▶ _Dataset items_:
-- Begin --
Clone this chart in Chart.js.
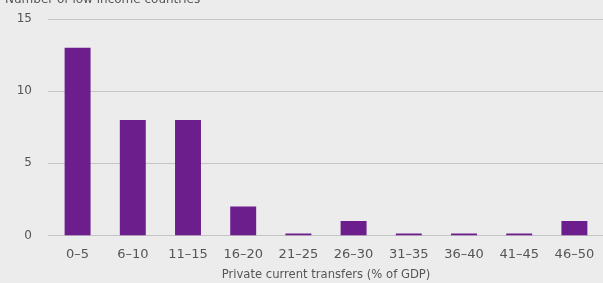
<!DOCTYPE html>
<html>
<head>
<meta charset="utf-8">
<script src="https://cdn.jsdelivr.net/npm/chart.js@4/dist/chart.umd.min.js"></script>
<style>
html,body{margin:0;padding:0;background:#ececec;}
#wrap{position:relative;width:603px;height:283px;overflow:hidden;}
</style>
</head>
<body>
<div id="wrap"><canvas id="c" width="603" height="283"></canvas></div>
<script>
const categories = ['0–5','6–10','11–15','16–20','21–25','26–30','31–35','36–40','41–45','46–50'];
const counts = [13, 8, 8, 2, 0, 1, 0, 0, 0, 1];
const yTicks = [0, 5, 10, 15];
const yTitle = 'Number of low income countries';
const xTitle = 'Private current transfers (% of GDP)';
const FONT = '"DejaVu Sans", Verdana, sans-serif';

const topTitle = {
  id: 'topTitle',
  afterDraw(chart) {
    const ctx = chart.ctx;
    ctx.save();
    ctx.font = '12px ' + FONT;
    ctx.fillStyle = '#555';
    ctx.textBaseline = 'alphabetic';
    ctx.fillText(yTitle, 5, 3);
    ctx.restore();
  }
};
const gridExt = {
  id: 'gridExt',
  beforeDatasetsDraw(chart) {
    const ctx = chart.ctx, y = chart.scales.y, area = chart.chartArea;
    ctx.save();
    ctx.strokeStyle = '#c4c4c4';
    ctx.lineWidth = 1;
    yTicks.forEach(v => {
      const py = Math.round(y.getPixelForValue(v)) + 0.5;
      ctx.beginPath();
      ctx.moveTo(area.left - 2, py);
      ctx.lineTo(chart.width, py);
      ctx.stroke();
    });
    ctx.restore();
  }
};

new Chart(document.getElementById('c'), {
  type: 'bar',
  data: {
    labels: categories,
    datasets: [{
      data: counts,
      backgroundColor: '#6b1e8c',
      borderWidth: 0,
      minBarLength: 2,
      categoryPercentage: 1,
      barPercentage: 0.47
    }]
  },
  options: {
    responsive: false,
    animation: false,
    devicePixelRatio: 1,
    layout: { padding: { top: 19, right: 1, left: 0, bottom: 1 } },
    plugins: { legend: { display: false }, tooltip: { enabled: false } },
    scales: {
      x: {
        grid: { display: false },
        border: { display: false },
        ticks: { color: '#555', font: { size: 13, family: FONT }, padding: 3, maxRotation: 0, autoSkip: false },
        title: { display: true, text: xTitle, color: '#555', font: { size: 11.6, family: FONT }, padding: { top: 3, bottom: 0 } }
      },
      y: {
        min: 0, max: 15,
        afterFit(scale) { scale.width = 50; },
        afterBuildTicks(scale) { scale.ticks = yTicks.map(v => ({ value: v })); },
        grid: { display: false },
        border: { display: false },
        ticks: { color: '#555', font: { size: 12, family: FONT }, padding: 10 }
      }
    }
  },
  plugins: [topTitle, gridExt]
});
</script>
</body>
</html>
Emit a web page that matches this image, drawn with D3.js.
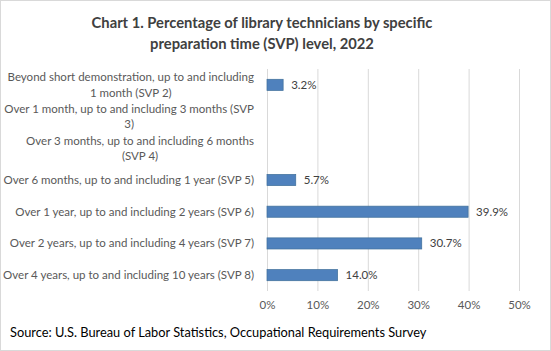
<!DOCTYPE html>
<html>
<head>
<meta charset="utf-8">
<script src="https://cdn.jsdelivr.net/npm/d3@7"></script>
<style>
  body { margin: 0; background: #fff; }
  svg { display: block; font-family: Lato, "Open Sans", sans-serif; }
</style>
</head>
<body>
<div class="container"></div>
<script>
// chart values
const categories = [
    ['Beyond short demonstration, up to and including', '1 month (SVP 2)'],
    ['Over 1 month, up to and including 3 months (SVP', '3)'],
    ['Over 3 months, up to and including 6 months', '(SVP 4)'],
    ['Over 6 months, up to and including 1 year (SVP 5)'],
    ['Over 1 year, up to and including 2 years (SVP 6)'],
    ['Over 2 years, up to and including 4 years (SVP 7)'],
    ['Over 4 years, up to and including 10 years (SVP 8)'],
];
const values = [3.2, null, null, 5.7, 39.9, 30.7, 14.0];
const xTicks = [0, 10, 20, 30, 40, 50];
const titleLines = ['Chart 1. Percentage of library technicians by specific', 'preparation time (SVP) level, 2022'];
const source = 'Source: U.S. Bureau of Labor Statistics, Occupational Requirements Survey';

const width = 551;
const height = 351;
const plot = { left: 267, right: 519, top: 69, bottom: 291 };

const svg = d3.select('.container')
    .append('svg')
    .attr('width', width)
    .attr('height', height);

// shrink/grow a group of texts so the widest one spans `target` px
function fitFont(sel, base, target) {
    let w = 0;
    sel.each(function () { w = Math.max(w, this.getComputedTextLength()); });
    const size = base * target / w;
    sel.attr('font-size', size);
    return size;
}

svg.append('rect')
    .attr('x', 0.5).attr('y', 0.5)
    .attr('width', width - 1).attr('height', height - 1)
    .attr('fill', '#fff')
    .attr('stroke', '#d9d9d9');

// title
const title = svg.selectAll('.title')
    .data(titleLines)
    .enter()
    .append('text')
    .attr('class', 'title')
    .attr('x', 262)
    .attr('y', (d, i) => 28 + i * 21)
    .attr('text-anchor', 'middle')
    .attr('font-size', 16)
    .attr('font-weight', 'bold')
    .attr('fill', '#404040')
    .text(d => d);
fitFont(title, 16, 341);

const xscale = d3.scaleLinear().domain([0, 50]).range([plot.left, plot.right]);
const yscale = d3.scaleBand()
    .domain(categories.map((d, i) => i))
    .range([plot.top, plot.bottom])
    .paddingInner(0.65)
    .paddingOuter(0.325);

// gridlines
svg.append('g')
    .selectAll('line')
    .data(xTicks)
    .enter()
    .append('line')
    .attr('x1', d => xscale(d) + 0.5)
    .attr('x2', d => xscale(d) + 0.5)
    .attr('y1', plot.top)
    .attr('y2', plot.bottom)
    .attr('stroke', '#d9d9d9')
    .attr('stroke-width', 1);

// x axis labels
const xAxis = d3.axisBottom(xscale)
    .tickValues(xTicks)
    .tickFormat(d => d + '%')
    .tickSize(0)
    .tickPadding(0);
const gx = svg.append('g')
    .attr('transform', `translate(0, ${plot.bottom + 10})`)
    .call(xAxis);
gx.select('.domain').remove();
gx.selectAll('text')
    .attr('font-family', 'Lato, "Open Sans", sans-serif')
    .attr('font-size', 11.5)
    .attr('fill', '#595959');

// bars
const rows = categories.map((c, i) => ({ lines: c, value: values[i], i }));
svg.selectAll('.bar')
    .data(rows.filter(d => d.value !== null))
    .enter()
    .append('rect')
    .attr('class', 'bar')
    .attr('x', xscale(0))
    .attr('y', d => yscale(d.i))
    .attr('width', d => xscale(d.value) - xscale(0))
    .attr('height', yscale.bandwidth())
    .attr('fill', '#4f81bd')
    .attr('stroke', '#41719c')
    .attr('stroke-width', 0.75);

svg.selectAll('.value')
    .data(rows.filter(d => d.value !== null))
    .enter()
    .append('text')
    .attr('class', 'value')
    .attr('x', d => xscale(d.value) + 8)
    .attr('y', d => yscale(d.i) + yscale.bandwidth() / 2)
    .attr('dy', '0.35em')
    .attr('font-size', 11.5)
    .attr('fill', '#404040')
    .text(d => d.value.toFixed(1) + '%');

// category labels, wrapped lines centred inside a right-aligned block
const labelRight = 254;
const lineH = 15.5;
const labelGroups = rows.map(row => {
    const g = svg.append('g');
    const n = row.lines.length;
    const cy = yscale(row.i) + yscale.bandwidth() / 2;
    row.lines.forEach((line, k) => g.append('text')
        .attr('y', cy + (k - (n - 1) / 2) * lineH)
        .attr('dy', '0.35em')
        .attr('font-size', 12)
        .attr('fill', '#595959')
        .text(line));
    return g;
});
fitFont(svg.selectAll('g text').filter(function () { return this.parentNode !== gx.node() && !this.parentNode.classList.contains('tick'); }), 12, 251);
labelGroups.forEach(g => {
    const texts = g.selectAll('text');
    let maxW = 0;
    texts.each(function () { maxW = Math.max(maxW, this.getComputedTextLength()); });
    texts.attr('x', labelRight - maxW / 2).attr('text-anchor', 'middle');
});

// source
const src = svg.append('text')
    .attr('x', 10)
    .attr('y', 337)
    .attr('font-size', 14)
    .attr('fill', '#000')
    .text(source);
fitFont(src, 14, 417);
</script>
</body>
</html>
-- End --
▶ _TASK OBJECTIVE_:
Determine the number of lines in these entries that contain the word "this", and write only that number.

▶ _WORKED SOLUTION_:
5